We will attempt to dehydrate a number of base items including tomato based sauce, vegetables like mushrooms, olives etc., baked beans and some meats like chicken, turkey, ham. Just one ingredient things, no whole meals planned at this point, to keep things simple. Once we get the hang of the dehydrator, we may continue on. Don't think we'll bother with fruit as they can be purchased easy enough.
Other meal options include using different types of pre-made curries (chickpea, potatoe, eggplant) on top of pasta, rice, with naan. D is going to try packaged tuna plus vegetables on top of pasta as well. I'm looking into incorporating some Thai (tom yum) and Japanese (miso, soba, udon) items to the mix. This will likely mean buying some leakproof jars for the pastes.
The testing has just started with the new to us pancake mix (resounding success!), concentrate chicken broth with gluten free ramen (good, but the broth was weak when following instructions, needed to double).
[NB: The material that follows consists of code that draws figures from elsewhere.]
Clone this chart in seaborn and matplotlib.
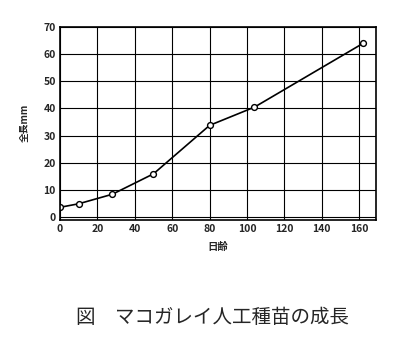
import matplotlib
matplotlib.use("Agg")
import matplotlib.pyplot as plt
import seaborn as sns
import pandas as pd

days = [0, 10, 28, 50, 80, 104, 162]
length_mm = [3.7, 5.0, 8.5, 16.0, 33.8, 40.5, 63.9]
xticks = [0, 20, 40, 60, 80, 100, 120, 140, 160]
yticks = [0, 10, 20, 30, 40, 50, 60, 70]

sns.set_style("white")
plt.rcParams['font.family'] = ['Noto Sans CJK JP', 'DejaVu Sans']

df = pd.DataFrame({"day": days, "len": length_mm})

fig = plt.figure(figsize=(4.0, 3.53), dpi=100)
ax = fig.add_axes([0.15, 0.378, 0.79, 0.546])
ax.set_axisbelow(True)
ax.grid(True, color="black", linewidth=0.8)
sns.lineplot(data=df, x="day", y="len", ax=ax, color="black", linewidth=1.2,
             marker="o", markersize=4.2, markerfacecolor="white",
             markeredgecolor="black", markeredgewidth=1.0)
ax.set_xlim(0, 169)
ax.set_ylim(-0.8, 70)
ax.set_xticks(xticks)
ax.set_yticks(yticks)
ax.set_xticklabels([str(t) for t in xticks], fontsize=7.5, fontweight="bold")
ax.set_yticklabels([str(t) for t in yticks], fontsize=7.5, fontweight="bold")
ax.tick_params(length=0, pad=3)
for s in ax.spines.values():
    s.set_color("black")
    s.set_linewidth(1.2)
ax.set_xlabel("日齢", fontsize=7.5, fontweight="bold", labelpad=6)
ax.set_ylabel("全長mm", fontsize=7, fontweight="bold", labelpad=10)
fig.text(0.53, 0.10, "図　マコガレイ人工種苗の成長", fontsize=14,
         ha="center", va="center")
fig.savefig("out.png", dpi=100)
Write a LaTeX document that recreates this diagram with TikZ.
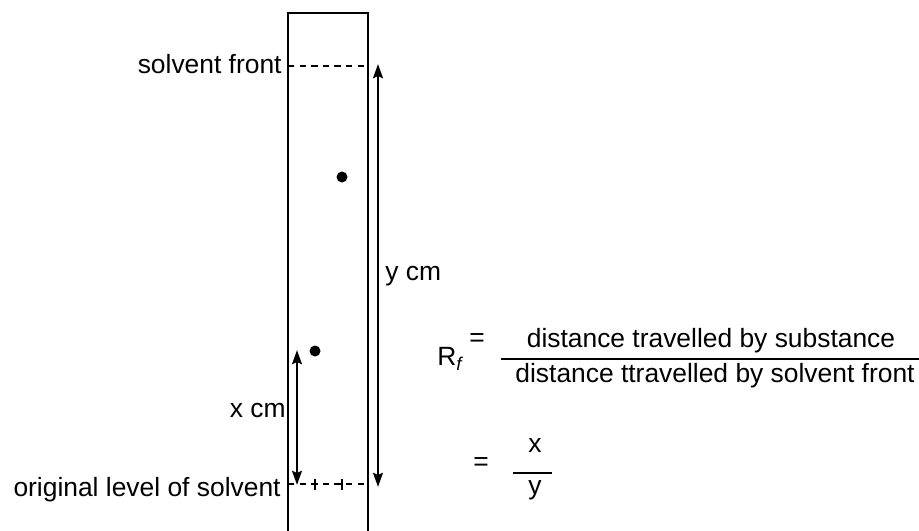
\documentclass[tikz,border=0pt]{standalone}
\usepackage{fontspec}
\setmainfont{Liberation Sans}
\usetikzlibrary{arrows.meta}
\begin{document}
\begin{tikzpicture}[x=0.5pt, y=-0.5pt, font=\fontsize{13.2}{15}\selectfont,
    level/.style={line width=0.8pt, dash pattern=on 3.2pt off 2.6pt},
    measure/.style={{Stealth[length=7pt,width=4.8pt,inset=1pt]}-{Stealth[length=7pt,width=4.8pt,inset=1pt]}, line width=1.4pt}]
  \useasboundingbox (0,0) rectangle (919,530);
  % strip of paper
  \draw[line width=0.8pt] (288,540) -- (288,13) -- (368,13) -- (368,540);
  \coordinate (front-l) at (288,66);  \coordinate (front-r) at (368,66);
  \coordinate (base-l) at (288,484);  \coordinate (base-r) at (368,484);
  \draw[level] (front-l) -- (front-r);
  \draw[level] (base-l) -- (base-r);
  % spots and their starting marks
  \foreach \name/\x/\y in {upper/342/177, lower/315/351} {
    \fill (\x,\y) circle (5.5) coordinate (spot-\name);
    \draw[line width=0.9pt] (\x,479) -- (\x,490);
  }
  % distances
  \coordinate (ytop) at (378,64);  \coordinate (ybot) at (378,487);
  \coordinate (xtop) at (297,350); \coordinate (xbot) at (297,485);
  \draw[measure] (ytop) -- (ybot);
  \draw[measure] (xtop) -- (xbot);
  % labels
  \node[anchor=base east, inner sep=0] (front) at (282,73) {solvent front};
  \node[anchor=base east, inner sep=0] (orig) at (281,496) {original level of solvent};
  \node[anchor=base west, inner sep=0] (ycm) at (385,280) {y cm};
  \node[anchor=base east, inner sep=0] (xcm) at (286,417) {x cm};
  % formula
  \node[anchor=base west, inner sep=0] (rf) at (437,365) {R\textsubscript{\textit{f}}};
  \node[anchor=base west, inner sep=0] (eq1) at (469,346) {=};
  \node[anchor=base, inner sep=0] (num) at (711,347) {distance travelled by substance};
  \draw[line width=1.1pt] (501,359) -- (919,359);
  \node[anchor=base, inner sep=0] (den) at (715,382) {distance ttravelled by solvent front};
  \node[anchor=base west, inner sep=0] (eq2) at (473,470) {=};
  \node[anchor=base, inner sep=0] (xnum) at (535,452) {x};
  \draw[line width=0.7pt] (513,473) -- (552,473);
  \node[anchor=base, inner sep=0] (yden) at (535,494) {y};
\end{tikzpicture}
\end{document}
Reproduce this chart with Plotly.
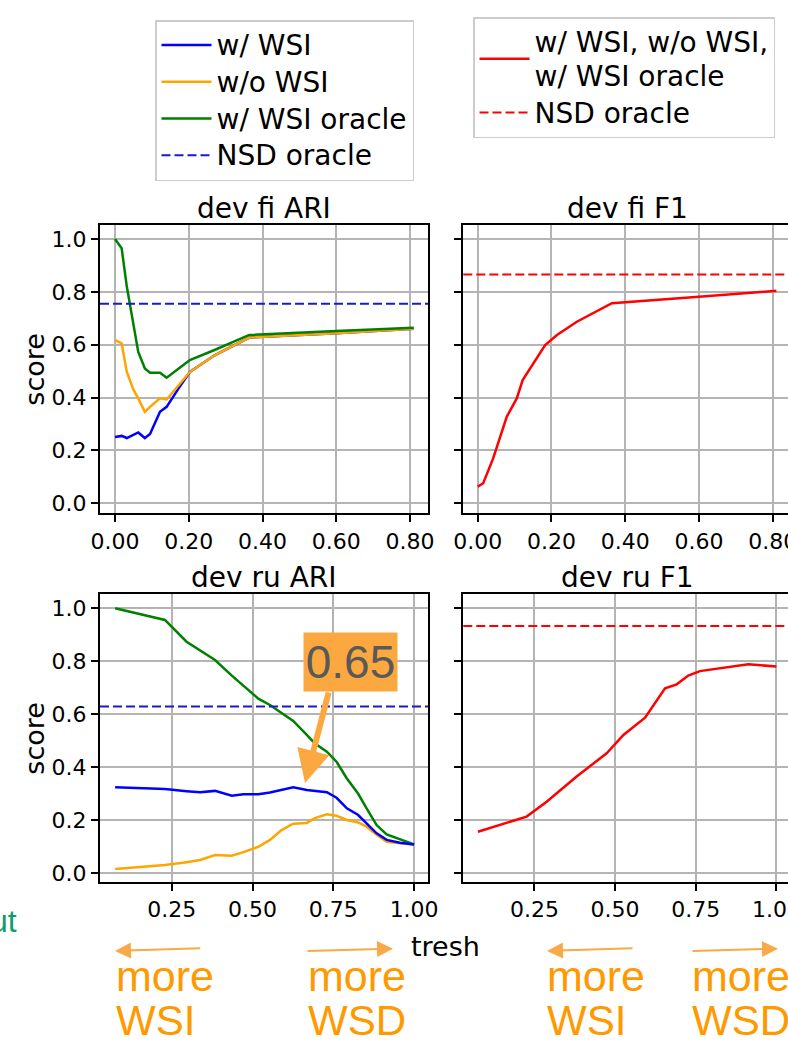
import plotly.graph_objects as go

W, H = 788, 1046

# ---------------- data ----------------
fi_tresh = [0.0, 0.018, 0.032, 0.05, 0.063, 0.081, 0.095, 0.122, 0.14, 0.172,
            0.203, 0.27, 0.364, 0.6, 0.81]
fi_ari_wsi = [0.251, 0.255, 0.247, 0.258, 0.268, 0.247, 0.262, 0.346, 0.365, 0.434,
              0.497, 0.56, 0.627, 0.643, 0.66]
fi_ari_nowsi = [0.617, 0.605, 0.497, 0.43, 0.397, 0.346, 0.365, 0.397, 0.393, 0.447,
                0.497, 0.56, 0.627, 0.643, 0.66]
fi_ari_oracle = [1.0, 0.965, 0.82, 0.674, 0.573, 0.51, 0.494, 0.494, 0.475, 0.509,
                 0.542, 0.58, 0.637, 0.652, 0.664]
fi_f1_tresh = [0.0, 0.015, 0.042, 0.079, 0.106, 0.122, 0.183, 0.215, 0.269, 0.364, 0.6, 0.81]
fi_f1 = [0.063, 0.076, 0.17, 0.328, 0.397, 0.466, 0.599, 0.637, 0.687, 0.757, 0.782, 0.804]
fi_ari_nsd = 0.755
fi_f1_nsd = 0.866

ru_tresh = [0.075, 0.229, 0.296, 0.338, 0.384, 0.436, 0.472, 0.518, 0.554, 0.59, 0.626,
            0.668, 0.693, 0.73, 0.76, 0.792, 0.827, 0.853, 0.884, 0.915, 0.956, 1.0]
ru_ari_wsi = [0.325, 0.318, 0.31, 0.306, 0.311, 0.293, 0.298, 0.298, 0.305, 0.315, 0.325,
              0.314, 0.31, 0.306, 0.285, 0.245, 0.22, 0.189, 0.151, 0.126, 0.115, 0.109]
ru_ari_nowsi = [0.016, 0.031, 0.042, 0.05, 0.069, 0.066, 0.08, 0.1, 0.126, 0.163, 0.187,
                0.19, 0.208, 0.223, 0.217, 0.201, 0.192, 0.176, 0.145, 0.119, 0.113, 0.109]
ru_ari_oracle = [1.0, 0.956, 0.874, 0.841, 0.805, 0.746, 0.707, 0.659, 0.635, 0.605, 0.575,
                 0.522, 0.49, 0.459, 0.421, 0.358, 0.30, 0.245, 0.182, 0.147, 0.128, 0.109]
ru_f1_tresh = [0.075, 0.226, 0.288, 0.381, 0.474, 0.526, 0.593, 0.624, 0.655, 0.691,
               0.727, 0.763, 0.825, 0.913, 1.0]
ru_f1 = [0.157, 0.214, 0.27, 0.365, 0.453, 0.522, 0.587, 0.642, 0.698, 0.713,
         0.746, 0.763, 0.774, 0.789, 0.78]
ru_ari_nsd = 0.629
ru_f1_nsd = 0.933

titles = ["dev fi ARI", "dev fi F1", "dev ru ARI", "dev ru F1"]
top_ticks = [0.0, 0.2, 0.4, 0.6, 0.8]
bottom_ticks = [0.25, 0.5, 0.75, 1.0]
y_ticks = [0.0, 0.2, 0.4, 0.6, 0.8, 1.0]
annot_value = "0.65"

# ---------------- style ----------------
FONT = "DejaVu Sans"
SLIDE = "Liberation Sans, Arial, sans-serif"
BLUE, ORANGE, GREEN, RED = "#0000ff", "#ffa500", "#008000", "#ff0000"
NSD_BLUE = "#1a1acc"
LW = 2.5
DASH = "9px,4px"


def px(x):
    return x / W


def py(y):
    return 1 - y / H


def big(label):
    # legend glyphs drawn at 28px while rows are spaced for a 26px font
    return "<br>".join(f'<span style="font-size:28px">{part}</span>'
                       for part in label.split("<br>"))


fig = go.Figure()

# top-left: dev fi ARI
fig.add_trace(go.Scatter(x=fi_tresh, y=fi_ari_wsi, mode="lines", name=big("w/ WSI"),
                         line=dict(color=BLUE, width=LW), xaxis="x", yaxis="y", legend="legend"))
fig.add_trace(go.Scatter(x=fi_tresh, y=fi_ari_nowsi, mode="lines", name=big("w/o WSI"),
                         line=dict(color=ORANGE, width=LW), xaxis="x", yaxis="y", legend="legend"))
fig.add_trace(go.Scatter(x=fi_tresh, y=fi_ari_oracle, mode="lines", name=big("w/ WSI oracle"),
                         line=dict(color=GREEN, width=LW), xaxis="x", yaxis="y", legend="legend"))
fig.add_trace(go.Scatter(x=[None], y=[None], mode="lines", name=big("NSD oracle"),
                         line=dict(color=NSD_BLUE, width=2, dash=DASH), xaxis="x", yaxis="y",
                         legend="legend"))

# top-right: dev fi F1
fig.add_trace(go.Scatter(x=fi_f1_tresh, y=fi_f1, mode="lines",
                         name=big("w/ WSI, w/o WSI,<br>w/ WSI oracle"),
                         line=dict(color=RED, width=LW), xaxis="x2", yaxis="y2", legend="legend2"))
fig.add_trace(go.Scatter(x=[None], y=[None], mode="lines", name=big("NSD oracle"),
                         line=dict(color=RED, width=2, dash=DASH), xaxis="x2", yaxis="y2",
                         legend="legend2"))

# bottom-left: dev ru ARI
for ys, c in [(ru_ari_nowsi, ORANGE), (ru_ari_oracle, GREEN), (ru_ari_wsi, BLUE)]:
    fig.add_trace(go.Scatter(x=ru_tresh, y=ys, mode="lines", showlegend=False,
                             line=dict(color=c, width=LW), xaxis="x3", yaxis="y3"))
# bottom-right: dev ru F1
fig.add_trace(go.Scatter(x=ru_f1_tresh, y=ru_f1, mode="lines", showlegend=False,
                         line=dict(color=RED, width=LW), xaxis="x4", yaxis="y4"))

# oracle horizontal lines
for ax, val, col in [("", fi_ari_nsd, NSD_BLUE), ("2", fi_f1_nsd, RED),
                     ("3", ru_ari_nsd, NSD_BLUE), ("4", ru_f1_nsd, RED)]:
    fig.add_shape(type="line", xref=f"x{ax} domain", yref=f"y{ax}", x0=0, x1=1,
                  y0=val, y1=val, line=dict(color=col, width=2, dash=DASH))

axis_common = dict(showline=True, linecolor="black", linewidth=2, ticks="outside",
                   ticklen=7, tickwidth=2, tickcolor="black", showgrid=True,
                   gridcolor="#b4b4b4", gridwidth=1.5, zeroline=False, automargin=False,
                   ticklabeloverflow="allow",
                   tickfont=dict(family=FONT, size=22, color="black"))

# pixel geometry of the axes boxes
L_dom = [px(100), px(428.3)]
R_dom = [px(463.3), 1.0]
T_dom = [py(513.3), py(225)]
B_dom = [py(881.7), py(594.3)]

legend_common = dict(xanchor="left", yanchor="top", bgcolor="white",
                     bordercolor="#cccccc", borderwidth=1.5, itemwidth=50,
                     font=dict(family=FONT, size=26, color="black"), tracegroupgap=0)

fig.update_layout(
    width=W, height=H, margin=dict(l=0, r=0, t=0, b=0, autoexpand=False),
    paper_bgcolor="white", plot_bgcolor="white",
    xaxis=dict(domain=L_dom, anchor="y", range=[-0.0407, 0.8496], tickvals=top_ticks,
               tickformat=".2f", mirror=True, **axis_common),
    yaxis=dict(domain=T_dom, anchor="x", range=[-0.0378, 1.053], tickvals=y_ticks,
               tickformat=".1f", mirror=True, **axis_common),
    xaxis2=dict(domain=R_dom, anchor="y2", range=[-0.039, 0.8415], tickvals=top_ticks,
                tickformat=".2f", mirror=True, **axis_common),
    yaxis2=dict(domain=T_dom, anchor="x2", range=[-0.0378, 1.053], tickvals=y_ticks,
                showticklabels=False, mirror=False, **axis_common),
    xaxis3=dict(domain=L_dom, anchor="y3", range=[0.0282, 1.0439], tickvals=bottom_ticks,
                tickformat=".2f", mirror=True, **axis_common),
    yaxis3=dict(domain=B_dom, anchor="x3", range=[-0.0317, 1.0528], tickvals=y_ticks,
                tickformat=".1f", mirror=True, **axis_common),
    xaxis4=dict(domain=R_dom, anchor="y4", range=[0.0297, 1.036], tickvals=bottom_ticks,
                tickformat=".2f", mirror=True, **axis_common),
    yaxis4=dict(domain=B_dom, anchor="x4", range=[-0.0317, 1.0528], tickvals=y_ticks,
                showticklabels=False, mirror=False, **axis_common),
    legend=dict(x=px(155), y=py(20), **legend_common),
    legend2=dict(x=px(473), y=py(17), **legend_common),
)

ann = []
# subplot titles
for t, cx, base in [(titles[0], 264, 218), (titles[1], 627, 218),
                    (titles[2], 264, 587), (titles[3], 627, 587)]:
    ann.append(dict(text=t, x=px(cx), y=py(base - 0.346 * 28), xref="paper", yref="paper",
                    xanchor="center", yanchor="middle", showarrow=False,
                    font=dict(family=FONT, size=28, color="black")))
# y labels
for cy in [369, 738]:
    ann.append(dict(text="score", x=px(43 - 0.346 * 27), y=py(cy), xref="paper", yref="paper",
                    xanchor="center", yanchor="middle", showarrow=False, textangle=-90,
                    font=dict(family=FONT, size=27, color="black")))
# x label
ann.append(dict(text="tresh", x=px(445), y=py(956 - 0.346 * 27), xref="paper", yref="paper",
                xanchor="center", yanchor="middle", showarrow=False,
                font=dict(family=FONT, size=27, color="black")))
# 0.65 callout box
ann.append(dict(text=annot_value, x=px(350), y=py(661.7), xref="paper", yref="paper",
                xanchor="center", yanchor="middle", showarrow=False, width=93, height=58,
                borderpad=0, bgcolor="#fca840",
                font=dict(family=SLIDE, size=46, color="#595959")))
ann.append(dict(text="", x=px(305), y=py(783), xref="paper", yref="paper",
                ax=329 - 305, ay=691 - 783, axref="pixel", ayref="pixel",
                showarrow=True, arrowhead=2, arrowsize=1.1, arrowwidth=6,
                arrowcolor="#fca840"))
# direction arrows and captions
for tail, tip in [((201.7, 948.3), (115, 951)), ((306, 951), (393, 948.7)),
                  ((634, 948.3), (547, 951)), ((691, 951), (778, 948.7))]:
    ann.append(dict(text="", x=px(tip[0]), y=py(tip[1]), xref="paper", yref="paper",
                    ax=tail[0] - tip[0], ay=tail[1] - tip[1], showarrow=True,
                    arrowhead=2, arrowsize=1.6, arrowwidth=2, arrowcolor="#f8a948"))
for left, word in [(114, "WSI"), (306, "WSD"), (545, "WSI"), (690, "WSD")]:
    ann.append(dict(text="more", x=px(left), y=py(991 - 0.346 * 43), xref="paper",
                    yref="paper", xanchor="left", yanchor="middle", showarrow=False,
                    font=dict(family=SLIDE, size=43, color="#ff9900")))
    ann.append(dict(text=word, x=px(left), y=0, xref="paper",
                    yref="paper", xanchor="left", yanchor="bottom", showarrow=False,
                    font=dict(family=SLIDE, size=42, color="#ff9900")))
ann.append(dict(text="ut", x=px(19), y=py(932 - 0.346 * 32), xref="paper", yref="paper",
                xanchor="right", yanchor="middle", showarrow=False,
                font=dict(family=SLIDE, size=32, color="#0f9d6e")))

fig.update_layout(annotations=ann)

fig.write_html("out.html", config={"displayModeBar": False},
               post_script="document.body.style.margin='0px';"
               "document.body.style.overflow='hidden';")
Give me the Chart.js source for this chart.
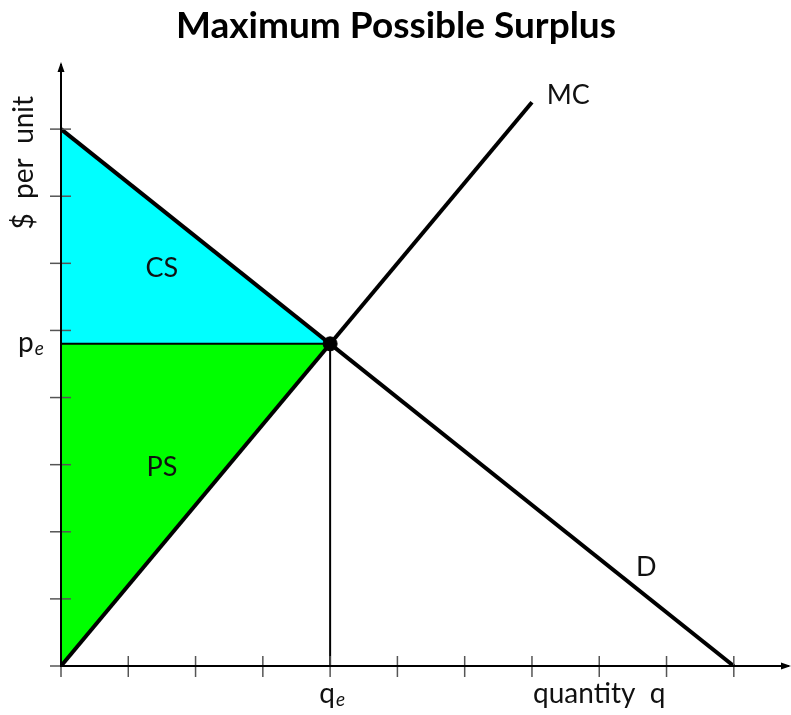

Won't be surprised if I have to do the same with the beef broth concentrate.
Chickpea pasta was a bit grainy tasting, so next time will undercook. The quinoa and rice spaghetti is a clear winner. My stomach can't digest well the 100% quinoa pasta that D eats at home, but this one I could! The Indian curries will be next.
The aspect of travelling I have missed the most is the food. This food exercise has been a fun reminder of all the places we have been and hopefully leading us to discover decent alternatives to some of our memorable meals abroad, like the simple street corner thali plate in Delhi.